EMAS Adds Kolokoa Maiden Resource, Pani Gold Inventory Rises to 7.4 Million Ounces

PT Merdeka Gold Resources Tbk (EMAS) has announced its maiden Mineral Resource Estimate (MRE) for the Kolokoa Prospect, strengthening the company’s long-term gold production outlook.

The Kolokoa Prospect is located approximately 500 meters from the Pani Gold Mine area in Pohuwato Regency, Gorontalo. The new discovery adds significant gold resources to EMAS’ growing mineral inventory.

Based on the estimate as of June 1, 2026, Kolokoa contains mineral resources of 42 million tons with an average grade of 0.33 grams of gold per ton, equivalent to around 445,000 ounces of gold.

The latest estimate increases the total mineral resource inventory of the Pani Gold Mine to approximately 7.4 million ounces of gold, up from the previous 7 million ounces. The addition represents an increase of roughly 6%.

President Director of Merdeka Gold Resources, Boyke Poerbaya Abidin, said the company completed the maiden mineral resource estimate for Kolokoa within a relatively short timeframe.

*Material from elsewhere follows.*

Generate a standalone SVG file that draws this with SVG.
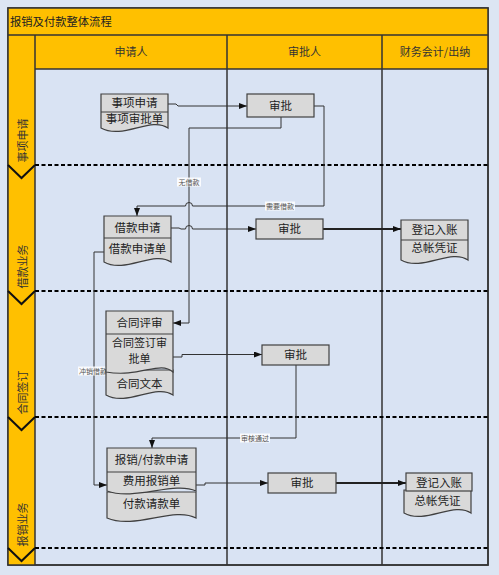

“Within six months, we successfully established a maiden mineral resource containing 445,000 ounces of gold,” Boyke said in an official statement on Monday (June 8, 2026).

According to Boyke, the result supports the company’s long-term production growth strategy, including plans to increase peak production capacity.

“This achievement supports EMAS’ long-term production growth strategy, including plans to increase peak production to 500,000 ounces per year,” he stated.

The Kolokoa resource estimation program was carried out from November 2025 to April 2026. The program included 54 drill holes totaling 11,701.6 meters.

Initial metallurgical testing using the bottle-roll method showed high gold recovery rates for oxide material, ranging from 87% to 94%.

Meanwhile, transition material recorded recovery rates between 81% and 92%. Boyke noted that these results support Kolokoa’s compatibility with the current Pani Gold Mine operations.

EMAS management believes the Kolokoa mineral resource still has strong expansion potential. Gold mineralization remains open toward the north, south, and deeper layers.

In addition, the company plans to use the Kolokoa geological and resource model to support further drilling activities, metallurgical studies, and future mine planning.